If he means, of late, he might have a point. We bet everything on the first few months, which made sense, given the state we were in back at the start of the year. We raced to 30m by Mar 31, but have barely added 10m since then. France, Germany, Italy, Spain and others are going to catch us up within a month at the current rate.
Source
Looks good for them right now as they've seen off their second/third wave and should have high communal levels of natural immunity, which might help more with suppressing Delta than vaccines.
We, on the other hand, are looking at a big fucking challenge in the second half of the year.
One of the first computer games I ever played was this:
In this clip, the early leader wins. But if you play it more than once, you know there's no way you'd take that for granted.

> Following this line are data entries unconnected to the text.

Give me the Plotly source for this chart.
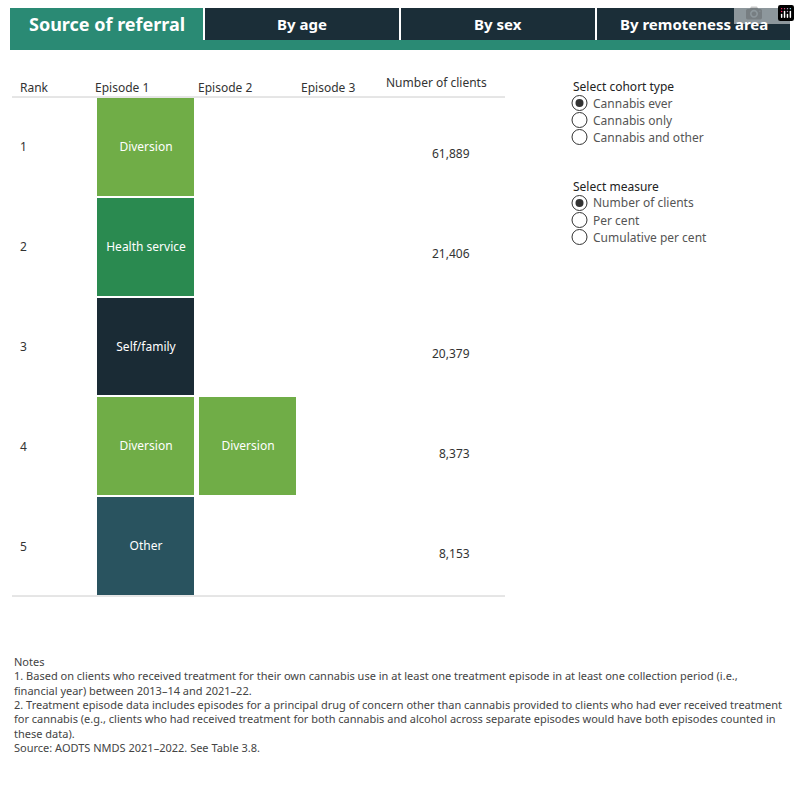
import plotly.graph_objects as go

ranks = [1, 2, 3, 4, 5]
episodes = ["Episode 1", "Episode 2", "Episode 3"]
ep1 = ["Diversion", "Health service", "Self/family", "Diversion", "Other"]
ep2 = [None, None, None, "Diversion", None]
ep3 = [None, None, None, None, None]
clients = [61889, 21406, 20379, 8373, 8153]
tabs = ["Source of referral", "By age", "By sex", "By remoteness area"]
cohort_opts = ["Cannabis ever", "Cannabis only", "Cannabis and other"]
measure_opts = ["Number of clients", "Per cent", "Cumulative per cent"]

cats = ["Diversion", "Health service", "Self/family", "Other"]
cols = ["#70ad47", "#2a8a50", "#1a2b35", "#29535f"]
F = "Noto Sans"

z, txt = [], []
for r in range(5):
    row, trow = [], []
    for e in (ep1, ep2, ep3):
        v = e[r]
        row.append(cats.index(v) if v else None)
        trow.append(v or "")
    z.append(row); txt.append(trow)

cs = []
for i, c in enumerate(cols):
    cs += [[i / 4, c], [(i + 1) / 4, c]]

fig = go.Figure(go.Heatmap(
    x=episodes, y=ranks, z=z, text=txt, texttemplate="%{text}",
    textfont=dict(color="white", size=12, family=F),
    colorscale=cs, zmin=-0.5, zmax=3.5, showscale=False, xgap=5, ygap=2,
    hoverinfo="skip"))

x0, x1 = 95 / 800, 401 / 800
yt, yb = 1 - 97 / 800, 1 - 596 / 800
fig.update_layout(
    width=800, height=800, margin=dict(l=0, r=0, t=0, b=0),
    plot_bgcolor="white", paper_bgcolor="white", font=dict(family=F, color="#333"),
    xaxis=dict(domain=[x0, x1], visible=False, range=[-0.5, 2.5], fixedrange=True),
    yaxis=dict(domain=[yb, yt], visible=False, range=[5.5, 0.5], fixedrange=True),
)

shapes, ann = [], []
def px(x): return x / 800
def py(y): return 1 - y / 800

def A(**k):
    k.setdefault("xanchor", "center")
    k.setdefault("yanchor", "middle")
    k.setdefault("showarrow", False)
    ann.append(k)

# tabs
tab_x = [(10, 203), (205, 399), (401, 595), (597, 790)]
shapes.append(dict(type="rect", xref="paper", yref="paper", x0=px(10), x1=px(790),
                   y0=py(50), y1=py(40), fillcolor="#2a8a74", line_width=0, layer="below"))
for i, ((a, b), t) in enumerate(zip(tab_x, tabs)):
    shapes.append(dict(type="rect", xref="paper", yref="paper", x0=px(a), x1=px(b),
                       y0=py(40 if i else 50), y1=py(8),
                       fillcolor="#2a8a74" if i == 0 else "#1b2e38", line_width=0))
    A(text=f"<b>{t}</b>", xref="paper", yref="paper", x=px((a + b) / 2), y=py(24),
      font=dict(color="white", size=18 if i == 0 else 15, family=F))

# table lines
for y in (97, 596):
    shapes.append(dict(type="line", xref="paper", yref="paper", x0=px(12), x1=px(505),
                       y0=py(y), y1=py(y), line=dict(color="#ccc", width=1)))
for t, x, anc in [("Rank", 18, "left"), ("Episode 1", 93, "left"), ("Episode 2", 196, "left"),
                  ("Episode 3", 299, "left"), ("Number of clients", 436, "center")]:
    A(text=t, xref="paper", yref="paper", x=px(x), y=py(87 if t != "Number of clients" else 82),
      xanchor=anc, font=dict(size=12, color="#333"))
for r, c in zip(ranks, clients):
    A(text=str(r), xref="paper", yref="y", x=px(18), y=r, xanchor="left", font=dict(size=12))
    A(text=f"{c:,}", xref="paper", yref="y", x=px(472), y=r, yshift=-7,
      xanchor="right", font=dict(size=12))

# radio groups
def group(title, opts, ytitle):
    A(text=title, xref="paper", yref="paper", x=px(571), y=py(ytitle), xanchor="left",
      font=dict(size=12, color="#222"))
    for i, o in enumerate(opts):
        yc = ytitle + 17 + 17 * i
        shapes.append(dict(type="circle", xref="paper", yref="paper", x0=px(572), x1=px(587),
                           y0=py(yc + 7.5), y1=py(yc - 7.5), line=dict(color="#333", width=1),
                           fillcolor="white"))
        if i == 0:
            shapes.append(dict(type="circle", xref="paper", yref="paper", x0=px(575.5), x1=px(583.5),
                               y0=py(yc + 4), y1=py(yc - 4), line_width=0, fillcolor="#333"))
        A(text=o, xref="paper", yref="paper", x=px(591), y=py(yc), xanchor="left",
          font=dict(size=12, color="#555"))
group("Select cohort type", cohort_opts, 86)
group("Select measure", measure_opts, 186)

notes = ("Notes<br>1. Based on clients who received treatment for their own cannabis use in at least one treatment episode in at least one collection period (i.e.,<br>"
         "financial year) between 2013–14 and 2021–22.<br>"
         "2. Treatment episode data includes episodes for a principal drug of concern other than cannabis provided to clients who had ever received treatment<br>"
         "for cannabis (e.g., clients who had received treatment for both cannabis and alcohol across separate episodes would have both episodes counted in<br>"
         "these data).<br>Source: AODTS NMDS 2021–2022. See Table 3.8.")
A(text=notes, xref="paper", yref="paper", x=px(12), y=py(652), xanchor="left", yanchor="top",
  align="left", font=dict(size=11, color="#444"))

fig.update_layout(shapes=shapes, annotations=ann)
fig.write_html("out.html", post_script="document.body.style.margin='0';document.body.style.overflow='hidden';")
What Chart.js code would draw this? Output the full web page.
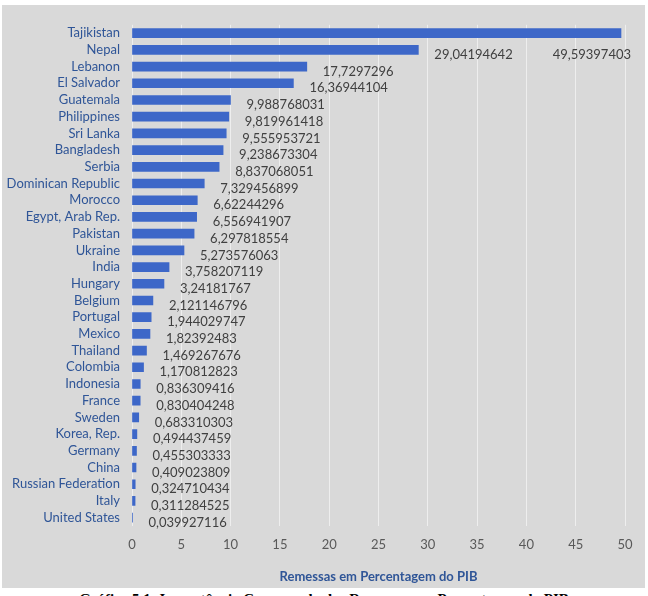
<!DOCTYPE html>
<html>
<head>
<meta charset="utf-8">
<script src="https://cdn.jsdelivr.net/npm/chart.js@4.4.0/dist/chart.umd.min.js"></script>
<style>
    html, body { margin: 0; padding: 0; background: #ffffff; overflow: hidden; }
    body { width: 648px; height: 596px; position: relative; }
    #panel {
        position: absolute; left: 2px; top: 5px; width: 643px; height: 583px;
        background: #d9d9d9;
    }
    #caption {
        position: absolute; left: 0; top: 591px; width: 648px; text-align: center;
        font-family: "Liberation Serif", serif; font-weight: bold; font-size: 15px;
        color: #000; white-space: nowrap;
    }
</style>
</head>
<body>
<div id="panel"><canvas id="remit-chart"></canvas></div>
<div id="caption">Gráfico 5.1: Importância Comparada das Remessas em Percentagem do PIB</div>

<script>
// Countries, top to bottom
const countries = [
    'Tajikistan', 'Nepal', 'Lebanon', 'El Salvador', 'Guatemala', 'Philippines',
    'Sri Lanka', 'Bangladesh', 'Serbia', 'Dominican Republic', 'Morocco',
    'Egypt, Arab Rep.', 'Pakistan', 'Ukraine', 'India', 'Hungary', 'Belgium',
    'Portugal', 'Mexico', 'Thailand', 'Colombia', 'Indonesia', 'France', 'Sweden',
    'Korea, Rep.', 'Germany', 'China', 'Russian Federation', 'Italy', 'United States'
];

// Remittances as % of GDP
const remittances = [
    49.59397403, 29.04194642, 17.7297296, 16.36944104, 9.988768031, 9.819961418,
    9.555953721, 9.238673304, 8.837068051, 7.329456899, 6.62244296,
    6.556941907, 6.297818554, 5.273576063, 3.758207119, 3.24181767, 2.121146796,
    1.944029747, 1.82392483, 1.469267676, 1.170812823, 0.836309416, 0.830404248, 0.683310303,
    0.494437459, 0.455303333, 0.409023809, 0.324710434, 0.311284525, 0.039927116
];

const xTicks = [0, 5, 10, 15, 20, 25, 30, 35, 40, 45, 50];

const FONT = 'Lato, "Liberation Sans", sans-serif';

// value labels, Excel style: right of the bar, a bit lower
const valueLabels = {
    id: 'valueLabels',
    afterDatasetsDraw(chart) {
        const ctx = chart.ctx;
        const meta = chart.getDatasetMeta(0);
        const area = chart.chartArea;
        ctx.save();
        ctx.font = '13px ' + FONT;
        ctx.fillStyle = '#404040';
        ctx.textBaseline = 'middle';
        meta.data.forEach((bar, i) => {
            const txt = String(remittances[i]).replace('.', ',');
            const w = ctx.measureText(txt).width;
            let x = bar.x + 16;
            let y = bar.y + 5;
            if (x + w > area.right + 6) {
                // no room: tuck it under the bar at the right edge
                ctx.textAlign = 'right';
                x = area.right + 6;
                y = bar.y + 22;
            } else {
                ctx.textAlign = 'left';
            }
            ctx.fillText(txt, x, y);
        });
        ctx.restore();
    }
};

const ctx = document.getElementById('remit-chart').getContext('2d');

new Chart(ctx, {
    type: 'bar',
    data: {
        labels: countries,
        datasets: [{
            data: remittances,
            backgroundColor: function(c) {
                const bar = c.element;
                if (!bar || bar.y === undefined) return '#3d67c8';
                const g = c.chart.ctx.createLinearGradient(0, bar.y - 5, 0, bar.y + 5);
                g.addColorStop(0, '#5580d8');
                g.addColorStop(0.5, '#3d67c8');
                g.addColorStop(1, '#2a4f9e');
                return g;
            },
            borderWidth: 0,
            barThickness: 9
        }]
    },
    options: {
        indexAxis: 'y',
        responsive: true,
        maintainAspectRatio: false,
        animation: false,
        layout: { padding: { top: 17, right: 20, left: 0, bottom: 0 } },
        plugins: {
            legend: { display: false },
            tooltip: { enabled: false }
        },
        scales: {
            x: {
                min: 0,
                max: 50,
                afterBuildTicks: s => { s.ticks = xTicks.map(v => ({ value: v })); },
                afterFit: s => { s.height = 62; },
                grid: { color: 'rgba(255,255,255,0.55)', drawTicks: false },
                border: { display: false },
                ticks: {
                    color: '#595959',
                    padding: 11,
                    font: { family: FONT, size: 13 }
                },
                title: {
                    display: true,
                    text: 'Remessas em Percentagem do PIB',
                    color: '#2f5597',
                    padding: { top: 4, bottom: 3 },
                    font: { family: FONT, size: 13, weight: 'bold' }
                }
            },
            y: {
                afterFit: s => { s.width = 130; },
                grid: { display: false, drawTicks: false },
                border: { display: false },
                ticks: {
                    color: '#2f5597',
                    padding: 12,
                    autoSkip: false,
                    font: { family: FONT, size: 13 }
                }
            }
        }
    },
    plugins: [valueLabels]
});
</script>
</body>
</html>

That's what's happening here. People naturally got on a bit of a high after the uncertainty as Brexit dragged on, and the utter human and social disaster of January and February. We raced ahead of Europe in 'the vaccine race', deaths dropped off quickly. That's what you call a salient psychological moment. The high point, the relief, after the massive worry and loss. It sticks in people's minds. And it looked like we had done better than Europe. Felt pretty smug and grateful. Even safe, when many of us got our first jabs sooner than expected.
But this 'race' isn't over, not by a long straight. All we did was get out of a hole we dug ourselves, and 'took the lead', on the back of taking AZ's early supply.
Now we'll need to see if AZ holds up against Delta, complete what vaccinations remain, then get a booster. Then start all over again for the winter. And hope we don't discover that we brought Beta back from Europe and seeded it on the quiet.
The dynamics are really going to be very complicated and I wouldn't make any predictions.
But right now, the clouds are parting for Europe, whilst the forecast for the UK is as unpredictable as our summers usually are. Not that Europe can't fuck this up big time, yet again. Just that we have not even come close to finishing the race by 'winning' the first round of vaccinations.